グローバル人材のためのプチ情報

動画セミナー https://www.youtube.com/channel/UCG2Sk0sNd93gziuimhR1ryw

分裂する米国民主党

不法移民への対応で米国の民主党が分裂し始めているという報道の話です。


共和党はまとまっています。トランプが起訴されたりしてマスコミの集中砲火を受けていますが、「国境の重要性」という大義を疑う共和党員はいないからです。 


逆にバイデン大統領の民主党は分裂を始めています。 


ニューヨーク・タイムズが2023年9月8日に長文で報道しているので要約してご紹介しましょう。 
=============== 
1年前、テキサス州アボット知事は、不法移民や亡命希望者をニューヨーク、ワシントン、シカゴらに送り込み始めた。 

その不法移民の波は聖域都市をますます緊張させ地域社会は疲弊している。 

そして国境危機は、今や民主党を分裂させている。 

ニューヨークのアダムス市長(民主党)は今週、「連邦政府の救済措置と国境での取り締まりがなければ、急増する移民がニューヨークを破壊する」と宣言した。 

シカゴのジョンソン市長(民主党)は先月、ホワイトハウスに「はっきり言って、シカゴ市は支援と移民政策の変更なしには、新しい到着者を安全に迎え入れることはできません」と嘆願した。 

また民主党議員であるマサチューセッツ州のヒーリー知事は、非常事態を宣言し、州兵を出動させ、ホワイトハウスに助けを求め始めた。 

今、突然、一部の民主党議員の声が共和党議員のように聞こえるようになった。 
かつては不法移民に寛容だった民主党議員が不本意ながら共和党に加わってバイデン大統領に砲火を浴びせている。 

================= 

解説 

米国北部に位置する民主党系の都市や州の首長が不法移民の流入に悲鳴をあげており、バイデン大統領に何とかしろと訴えている状況です。 

「そんなに不法移民を保護したいのなら送り込んでやる。

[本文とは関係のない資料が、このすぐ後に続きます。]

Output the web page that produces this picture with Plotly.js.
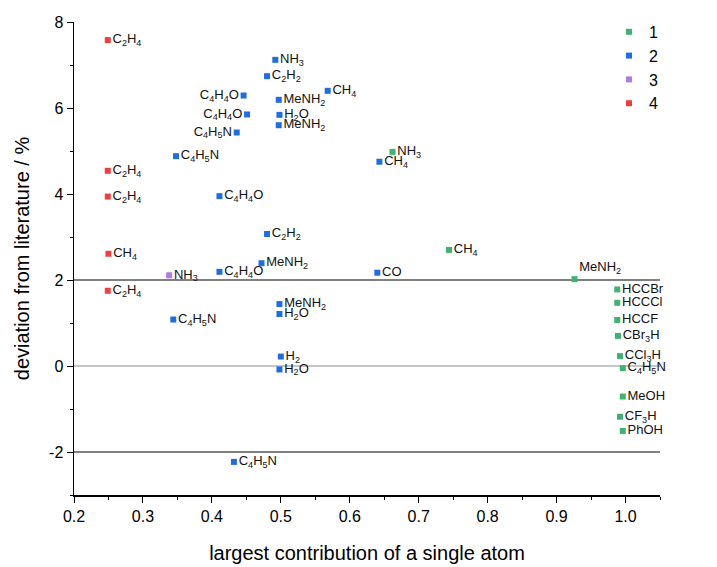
<!DOCTYPE html>
<html>
<head>
<meta charset="utf-8">
<script src="https://cdn.plot.ly/plotly-3.0.1.min.js"></script>
<style>
  html, body { margin: 0; padding: 0; background: #fff; }
  #chart { width: 717px; height: 567px; }
</style>
</head>
<body>
<div id="chart"></div>
<script>
// Group 1
const g1X = [0.662, 0.744, 0.926, 0.988, 0.988, 0.988, 0.989, 0.992, 0.996, 0.996, 0.992, 0.996];
const g1Y = [4.98, 2.70, 2.02, 1.78, 1.47, 1.07, 0.70, 0.23, -0.05, -0.71, -1.18, -1.51];
const g1Labels = ['NH<sub>3</sub>', 'CH<sub>4</sub>', 'MeNH<sub>2</sub>', 'HCCBr', 'HCCCl', 'HCCF',
  'CBr<sub>3</sub>H', 'CCl<sub>3</sub>H', 'C<sub>4</sub>H<sub>5</sub>N', 'MeOH', 'CF<sub>3</sub>H', 'PhOH'];
const g1Pos = ['middle right', 'middle right', 'top right', 'middle right', 'middle right', 'middle right',
  'middle right', 'middle right', 'middle right', 'middle right', 'middle right', 'middle right'];

// Group 2
const g2X = [0.492, 0.480, 0.446, 0.497, 0.568, 0.451, 0.498, 0.497, 0.436, 0.348, 0.643,
  0.411, 0.480, 0.472, 0.411, 0.640, 0.498, 0.498, 0.344, 0.500, 0.498, 0.432];
const g2Y = [7.12, 6.74, 6.29, 6.19, 6.40, 5.85, 5.84, 5.60, 5.43, 4.88, 4.75,
  3.95, 3.07, 2.39, 2.19, 2.17, 1.44, 1.21, 1.08, 0.22, -0.08, -2.23];
const g2Labels = ['NH<sub>3</sub>', 'C<sub>2</sub>H<sub>2</sub>', 'C<sub>4</sub>H<sub>4</sub>O', 'MeNH<sub>2</sub>',
  'CH<sub>4</sub>', 'C<sub>4</sub>H<sub>4</sub>O', 'H<sub>2</sub>O', 'MeNH<sub>2</sub>', 'C<sub>4</sub>H<sub>5</sub>N',
  'C<sub>4</sub>H<sub>5</sub>N', 'CH<sub>4</sub>', 'C<sub>4</sub>H<sub>4</sub>O', 'C<sub>2</sub>H<sub>2</sub>',
  'MeNH<sub>2</sub>', 'C<sub>4</sub>H<sub>4</sub>O', 'CO', 'MeNH<sub>2</sub>', 'H<sub>2</sub>O',
  'C<sub>4</sub>H<sub>5</sub>N', 'H<sub>2</sub>', 'H<sub>2</sub>O', 'C<sub>4</sub>H<sub>5</sub>N'];
const g2Pos = ['middle right', 'middle right', 'middle left', 'middle right', 'middle right', 'middle left',
  'middle right', 'middle right', 'middle left', 'middle right', 'middle right', 'middle right',
  'middle right', 'middle right', 'middle right', 'middle right', 'middle right', 'middle right',
  'middle right', 'middle right', 'middle right', 'middle right'];

// Group 3
const g3X = [0.338];
const g3Y = [2.11];
const g3Labels = ['NH<sub>3</sub>'];
const g3Pos = ['middle right'];

// Group 4
const g4X = [0.249, 0.249, 0.249, 0.250, 0.249];
const g4Y = [7.58, 4.54, 3.94, 2.61, 1.75];
const g4Labels = ['C<sub>2</sub>H<sub>4</sub>', 'C<sub>2</sub>H<sub>4</sub>', 'C<sub>2</sub>H<sub>4</sub>',
  'CH<sub>4</sub>', 'C<sub>2</sub>H<sub>4</sub>'];
const g4Pos = ['middle right', 'middle right', 'middle right', 'middle right', 'middle right'];

const groupNames = ['1', '2', '3', '4'];
const groupColors = ['rgb(60,179,113)', 'rgb(30,110,225)', 'rgb(178,122,230)', 'rgb(240,62,62)'];

const FONT = 'Liberation Sans, Arial, Helvetica, sans-serif';

function series(i, xs, ys, labels, pos) {
  return {
    type: 'scatter',
    mode: 'markers+text',
    name: groupNames[i],
    x: xs, y: ys,
    text: labels,
    textposition: pos,
    textfont: { family: FONT, size: 13, color: '#111' },
    marker: { symbol: 'square', size: 6, color: groupColors[i] },
    cliponaxis: false,
    hoverinfo: 'x+y+text'
  };
}

const data = [
  series(0, g1X, g1Y, g1Labels, g1Pos),
  series(1, g2X, g2Y, g2Labels, g2Pos),
  series(2, g3X, g3Y, g3Labels, g3Pos),
  series(3, g4X, g4Y, g4Labels, g4Pos)
];

const refLines = [
  { y: 2, color: '#000' },
  { y: 0, color: '#8c8c8c' },
  { y: -2, color: '#000' }
];

const layout = {
  width: 717, height: 567,
  margin: { l: 74, r: 57, t: 22, b: 72 },
  paper_bgcolor: '#fff', plot_bgcolor: '#fff',
  font: { family: FONT, size: 16, color: '#000' },
  showlegend: true,
  legend: {
    x: 0.913, y: 1.015, xanchor: 'left', yanchor: 'top',
    bgcolor: 'rgba(0,0,0,0)', font: { family: FONT, size: 16, color: '#000' },
    itemwidth: 30, tracegroupgap: 0
  },
  xaxis: {
    range: [0.2, 1.05],
    tickvals: [0.2, 0.3, 0.4, 0.5, 0.6, 0.7, 0.8, 0.9, 1.0],
    tickformat: '.1f',
    ticks: 'outside', ticklen: 6, tickwidth: 1, tickcolor: '#000',
    minor: { tickvals: [0.25, 0.35, 0.45, 0.55, 0.65, 0.75, 0.85, 0.95, 1.05], ticks: 'outside', ticklen: 3, tickcolor: '#000' },
    showline: true, linecolor: '#000', linewidth: 1.5,
    showgrid: false, zeroline: false,
    tickfont: { family: FONT, size: 16, color: '#000' },
    title: { text: 'largest contribution of a single atom', font: { family: FONT, size: 20, color: '#000' }, standoff: 22 }
  },
  yaxis: {
    range: [-3, 8],
    tickvals: [-2, 0, 2, 4, 6, 8],
    ticktext: ['-2', '0', '2', '4', '6', '8'],
    ticks: 'outside', ticklen: 6, tickwidth: 1, tickcolor: '#000',
    minor: { tickvals: [-3, -1, 1, 3, 5, 7], ticks: 'outside', ticklen: 3, tickcolor: '#000' },
    showline: true, linecolor: '#000', linewidth: 1.5,
    showgrid: false, zeroline: false,
    tickfont: { family: FONT, size: 16, color: '#000' },
    title: { text: 'deviation from literature / %', font: { family: FONT, size: 20, color: '#000' }, standoff: 14 }
  },
  shapes: refLines.map(r => ({
    type: 'line', xref: 'paper', x0: 0, x1: 1, yref: 'y', y0: r.y, y1: r.y,
    line: { color: r.color, width: 1 }, layer: 'below'
  }))
};

Plotly.newPlot('chart', data, layout, { displayModeBar: false, staticPlot: true });
</script>
</body>
</html>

自分たちでこの問題を経験してみろ」と不法移民をバスや飛行機で送り込んだフロリダ州テキサス州の知事の意図が当たった形です。 

ところが、声を上げ始めた一部の民主党議員の中にもさらに意見の相違があります。 
ある人は「国境管理をしっかりしろ」と言い、別の人は「不法移民に早く労働許可を与えろ」と言っているのです。 

この2つの政策は全く違います。 

国境管理をしっかりするという主張は、基本的に共和党(トランプ)と同じ政策です。 
ところが、不法移民に早く労働許可を与えろという主張は、不法移民を保護する政策であり、さらに流入を加速する結果になります。 

不法移民対策を主張し始めた民主党議員の中に全く方向性の違う人が混在しているのです。 

なぜでしょうか? 

結局、民主党は議論すべきことを議論してこなかったのです。「反トランプ」でまとまっていたにすぎないのです。 

不法移民問題は、民主党もしっかりと議論すべき問題でした。そして今、ますます重要になってきています。 

民主党は(トランプに関係なく)この問題をしっかりと議論すべきなのです。 

でないと、この重要な政策軸において民主党が3つにも4つにも分裂してしまいます。 

ヨーロッパも不法移民・難民問題に対して悩んでおり、イギリスはEUを離脱するほどでした。 

不法移民に対するしっかりとした方向性を決めないと国のかじ取りはできないのです。 

このままでは米国民主党は分裂します。 

PS 
日本のマスコミについては、こういった米国人の政治意識の潮流をしっかりと報道してくれと言う他ありません。 「トランプに騙される米国人」なんて問題じゃないのです。